Do this, and your work will pay dividends throughout the company’s lifespan. Don’t do it, and you’ll be fighting for funding and cooperation your whole time there.
Building a culture goes beyond sticking a slogan on a wall. It requires changing behavior, which comes down to constant watering, education, and business alignment over time.
Convincing companies that security is a process, not a project
Many organizations assume that cybersecurity is a point-in-time project: you hire a CISO, fix the problems, and go on your way. This is not the case.
Once you hire a CISO, the real work begins. That CISO needs to be empowered, given resources, given access to key stakeholders, and then given the time to accomplish their goals. This will take years, and will never stop, because attack methods, technologies, and environments are always evolving.
Plus, you can’t fix in a month what years of bad IT have built.
What Are the Biggest Threats the Security Industry Is Concerned About Now?
MO: AI, of course, and quantum cryptography. We’ll leave AI to the side for now and dive into quantum.
Quantum cryptography is no longer theoretical, or even something vaguely on the horizon. It could happen tomorrow, and many nation-states are already making unsettling progress.
Within a maximum of ten years, attackers will have the technology to break in seconds what would have taken billions of years before. At that time, every organization currently secured with RSA or any other industry-standard encryption will be vulnerable.
In my book, Premier CISO – Board & C-Suite: Raising the Bar for Cybersecurity, I call it the “quantum Y2k” (or Q2K, if you will).
The technology to prepare is already out there, but there is a lack of action.
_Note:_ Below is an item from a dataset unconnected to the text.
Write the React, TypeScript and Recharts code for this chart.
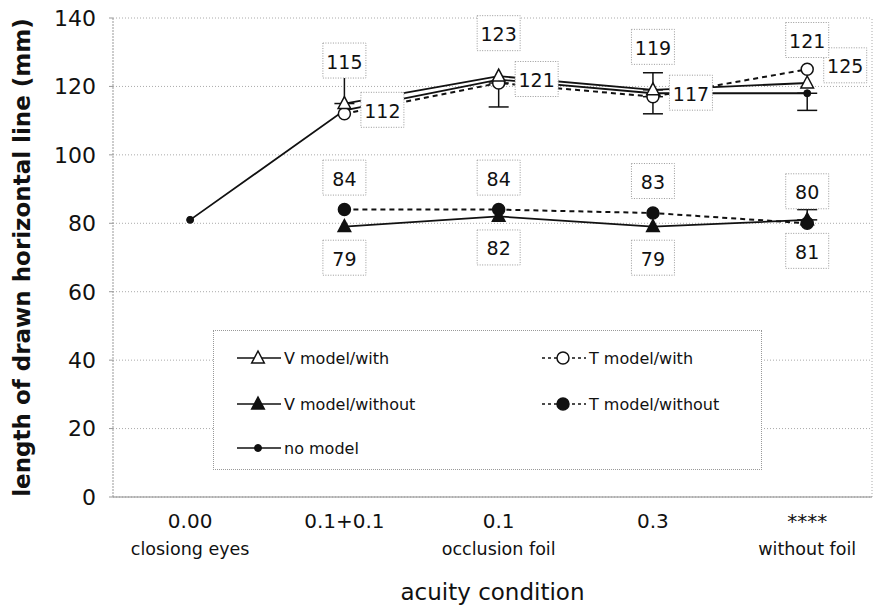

CISOs looking to do their homework should ask:
Where do we use encryption?
Which encryption algorithms do we use?
What kinds of keys do we use?
Who is in charge of key management?
Then, stay up to date on the latest developments and be ready to act.
What Is Something Companies Still Get Wrong About Cybersecurity?
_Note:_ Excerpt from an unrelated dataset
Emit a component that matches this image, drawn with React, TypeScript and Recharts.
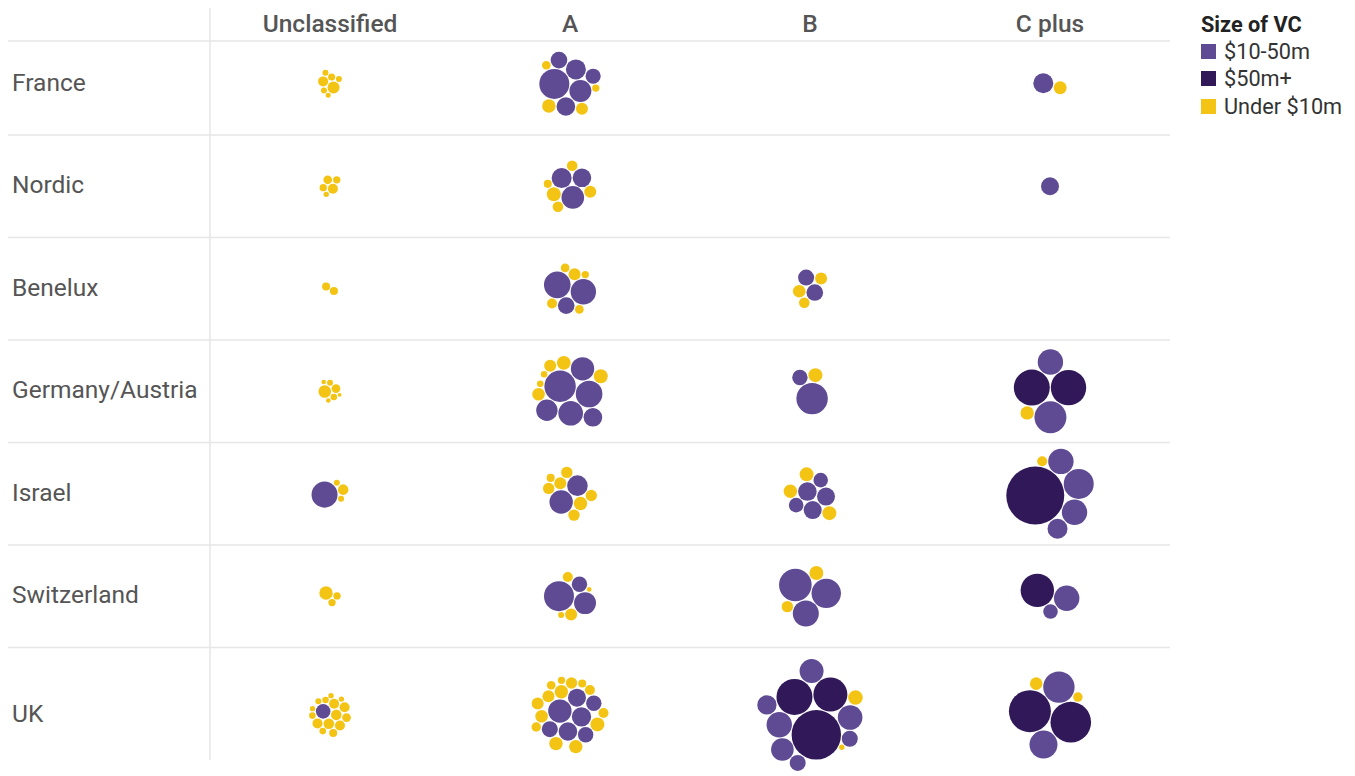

MO: Two things come to mind. One: thinking that CISOs don’t need direct board access. Two: thinking that CISOs can be outsourced.
CISOs need access
To do their jobs, CISOs need access to the company's top brass. This means anyone in the executive suite all the way up to the CEO. What a CISO does depends on their ability to understand the company's highest priorities and gain visibility and insight at the highest levels.
Separating CISOs from this level of contact ties their hands and prevents them from doing the job you paid them to do.
CISOs must be internal
As a CISO myself, I can always sniff out when a company has hired a vCISO or vCIO to do a deal. They do not understand the nuances of the company as a real CISO would, and the security program will reflect that lack.
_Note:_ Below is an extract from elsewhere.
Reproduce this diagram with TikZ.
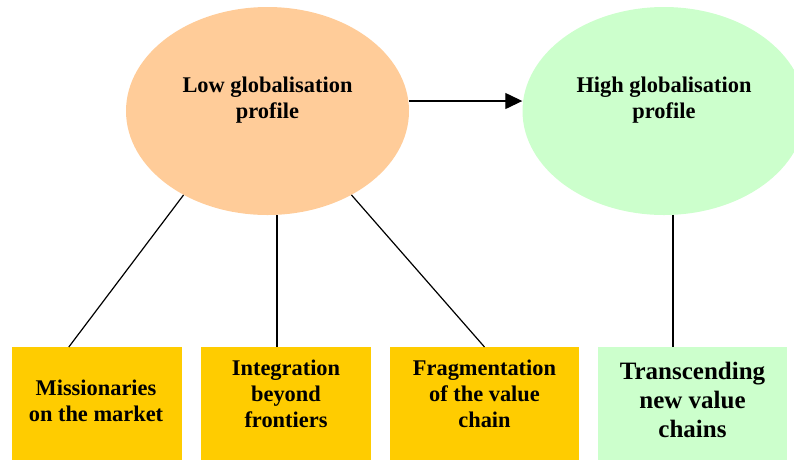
\documentclass[tikz,border=0pt]{standalone}
\usepackage{fontspec}
\setmainfont{Liberation Serif}
\usetikzlibrary{shapes.geometric,arrows.meta}
\definecolor{lowfill}{HTML}{FFCC99}
\definecolor{highfill}{HTML}{CCFFCC}
\definecolor{boxfill}{HTML}{FFCC00}
\begin{document}
\begin{tikzpicture}[x=1pt,y=-1pt,
  profile/.style={ellipse, inner sep=0pt, minimum width=283pt, minimum height=208pt},
  stagebox/.style={rectangle, inner sep=0pt, minimum height=116pt, anchor=north},
  smalltext/.style={font=\fontsize{22.4}{25.8}\selectfont\bfseries, align=center, inner sep=0pt},
  bigtext/.style={font=\fontsize{25}{29}\selectfont\bfseries, align=center, inner sep=0pt},
  link/.style={line width=1.2pt, black}]
\useasboundingbox (0,0) rectangle (794,459);
\clip (0,0) rectangle (794,459);
% profiles
\node[profile, fill=lowfill] (low) at (267.5,111) {};
\node[profile, fill=highfill] (high) at (664,111) {};
\node[smalltext] (lowt) at (267.5,100.5) {Low globalisation\\profile};
\node[smalltext] (hight) at (664,100.5) {High globalisation\\profile};
% boxes
\node[stagebox, fill=boxfill, minimum width=170pt] (b1) at (97,347) {};
\node[stagebox, fill=boxfill, minimum width=170pt] (b2) at (286,347) {};
\node[stagebox, fill=boxfill, minimum width=189pt] (b3) at (484.5,347) {};
\node[stagebox, fill=highfill, minimum width=189pt] (b4) at (692.5,347) {};
\node[smalltext] (t1) at (96,400.5) {Missionaries\\on the market};
\node[smalltext] (t2) at (286,394) {Integration\\beyond\\frontiers};
\node[smalltext] (t3) at (484.5,394) {Fragmentation\\of the value\\chain};
\node[bigtext] (t4) at (692.5,400) {Transcending\\new value\\chains};
% connectors
\draw[link] (low.225) -- ([xshift=57pt]b1.north west);
\draw[link] ([xshift=-9pt]b2.north) -- ([xshift=-9pt]b2.north |- low.south);
\draw[link] (low.315) -- (b3.north);
\draw[link] ([xshift=-19.5pt]b4.north) -- ([xshift=-19.5pt]b4.north |- high.south);
\draw[line width=1.3pt, -{Triangle[length=17pt,width=16pt]}] ([yshift=10pt]low.east) -- ([yshift=10pt]high.west);
\end{tikzpicture}
\end{document}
If you can’t afford a CISO or CIO, you can’t afford a security program.
Any Advice on How to Handle a Data Breach?
MO: You need to be the calmest one in the room. A CISO sets the tone for your organization during a data breach. In my first book, C(I)SO – And Now What?: How to Successfully Build Security by Design, I go over how the post-breach process has been handled at various companies (all anonymized) and show that the cool heads prevail.
I’ve helmed multiple crises at various organizations over the years, and regardless of how I feel on the inside, I do my best to project an image of calm on the outside. Now is not the time for panic: focus, reset, and start by bringing the most important people in the room to tell them what you know.
The most important thing is to learn from the breach. This allows you to prevent it in the future. If you don’t, you’re just waiting until the next time you get hit.
What Keeps CISOs Up at Night?
MO: The unknown unknowns. If I understand we have a problem, even if I don’t fully know what to do yet, I can study it, prepare, research, and eventually find a solution.
But when I don’t know what we don’t know, there is no way to do anything but sit and wait and hope. This is a common problem among CISOs, and losing sleep thinking about it is a common occupational hazard.
For the time being, we are forced to work with what we do know and keep moving forward.